If the court finds that an attorney for the claimant mailed notice of intent to initiate litigation without reasonable investigation, or filed a medical negligence claim without first mailing such notice of intent which complies with the reasonable investigation requirements, or if the court finds that an attorney for a defendant mailed a response rejecting the claim without reasonable investigation, the court shall submit its finding in the matter to The Florida Bar for disciplinary review of the attorney. Any attorney so reported three or more times within a 5-year period shall be reported to a circuit grievance committee acting under the jurisdiction of the Supreme Court. If such committee finds probable cause to believe that an attorney has violated this section, such committee shall forward to the Supreme Court a copy of its finding.

 

§ 766.206(4), Fla. Stat.

 

Doctors who are not properly qualified, or who improperly corroborate a claim or denial, also face consequences. “If the court finds that the corroborating written medical expert opinion . . . lacked reasonable investigation or that the medical expert submitting the opinion did not meet the expert witness qualifications . . . , the court shall report the medical expert . . . [to the state’s disciplinary authority for that expert].” § 766.206(5)(a), Fla. Stat. Further, “[t]he court shall refuse to consider the testimony or opinion attached to any notice of intent or to any response rejecting a claim of an expert who has been disqualified three times pursuant to this section.” § 766.206(5)(b), Fla. Stat.

 

Contributory and Comparative Fault

 

In most negligence actions, “any party found to be greater than 50 percent at fault for his or her own harm may not recover any damages.” § 768.81(6), Fla. Stat.

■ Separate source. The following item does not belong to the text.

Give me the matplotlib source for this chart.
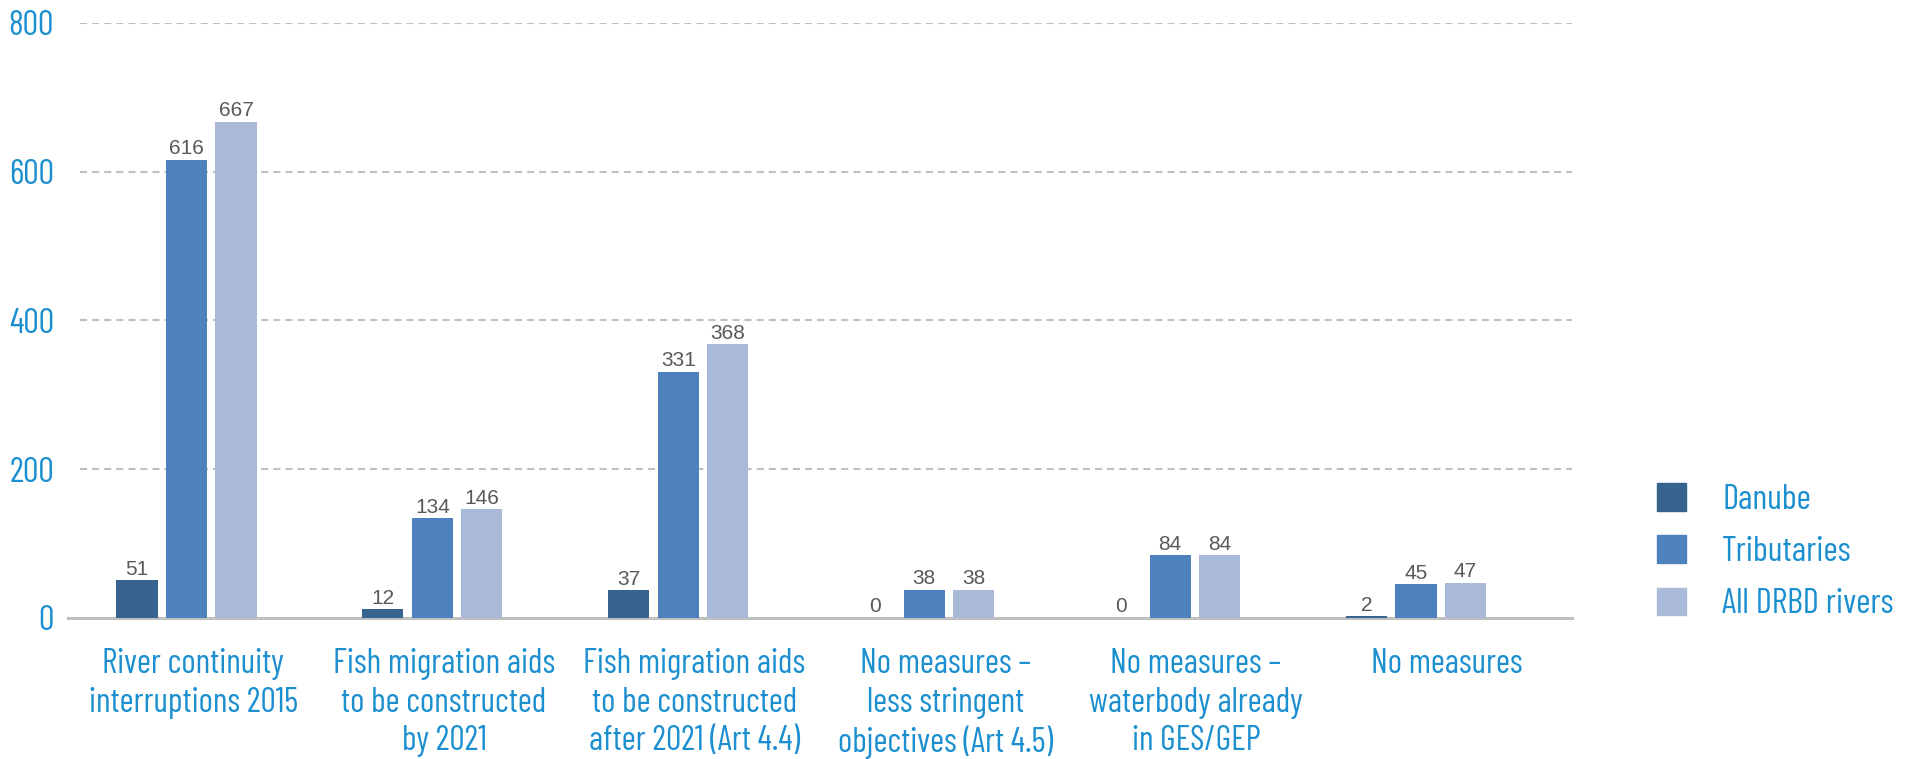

Thankfully, that limitation “does not apply to an action for damages for personal injury or wrongful death arising out of medical negligence pursuant to chapter 766.” Id.

 

When there are multiple defendants, section 768.81(3) states that “the court shall enter judgment against each party liable on the basis of such party’s percentage of fault and not on the basis of the doctrine of joint and several liability.” (Joint and several liability would make each defendant responsible to pay the damages of all defendants.)

 

Section 766.112 further specifies that liability for “teaching hospitals” and “a board of trustees of a state university” are only based on the percentage of fault, not on joint and several liability.